Lack of cooperative learning leads to anxiety and possible negative attitudes towards other group learners and instructors. If learning is not student centered instructions, students’ self-esteem will decrease leading to poor psychological health. Academic excellence is more often personified by valedictorian than by academic teamwork, Johnson, Johnson, Smith (1998). Learners today do not understand the cooperative learning in the social environment in which they are surrounded.
In conclusion, collaboration can destroy a learning environment for students. One can do things alone and gain a better understanding than they would have with a group. While collaboration holds this idea of increasing knowledge and oneself, it will only work under perfect circumstances that are neither realistic or achievable.
While collaboration can create individual motivation and engagement, it can just as easily destroy it. For example, one student did not make the needed connections with the others in his group. He is not comfortable enough to speak up and his group members move on without him. He is unengaged and giving up, he will not learn.
The second tier in Bloom’s Taxonomy is understand; to comprehend the meaning and interpret instruction, when understanding is reached one is to state the problem in their own words. If working in a group, one is more likely to use the words of their peers, they will not gain full understanding because this was not reached on their own.

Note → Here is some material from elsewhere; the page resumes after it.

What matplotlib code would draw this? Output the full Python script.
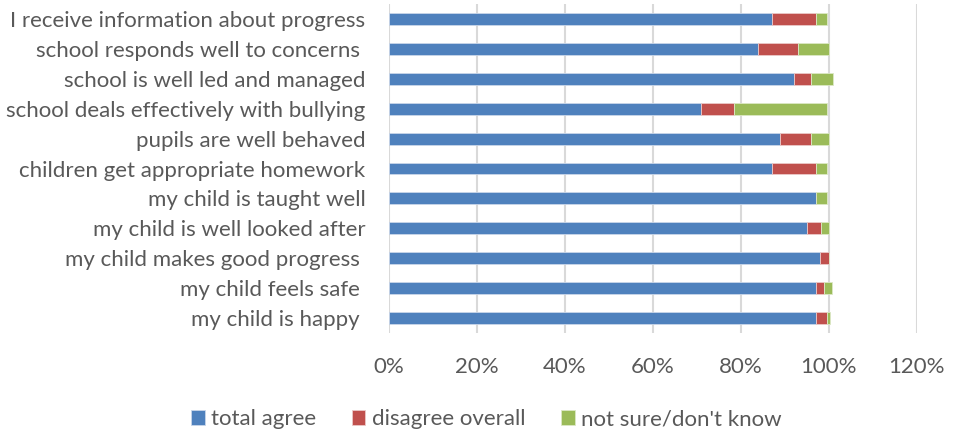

Drawing on prior knowledge is a key to learning new topics. You can draw on your prior on knowledge on your own; there is no need for a group or partner to do this for you. Your knowledge is yours, how you make connections is up to you alone. If drawing on prior knowledge in a group setting and one does not share the common knowledge of the others, that member will already feel behind. This will leave him/her unengaged and frustrated, concluding in lack of learning.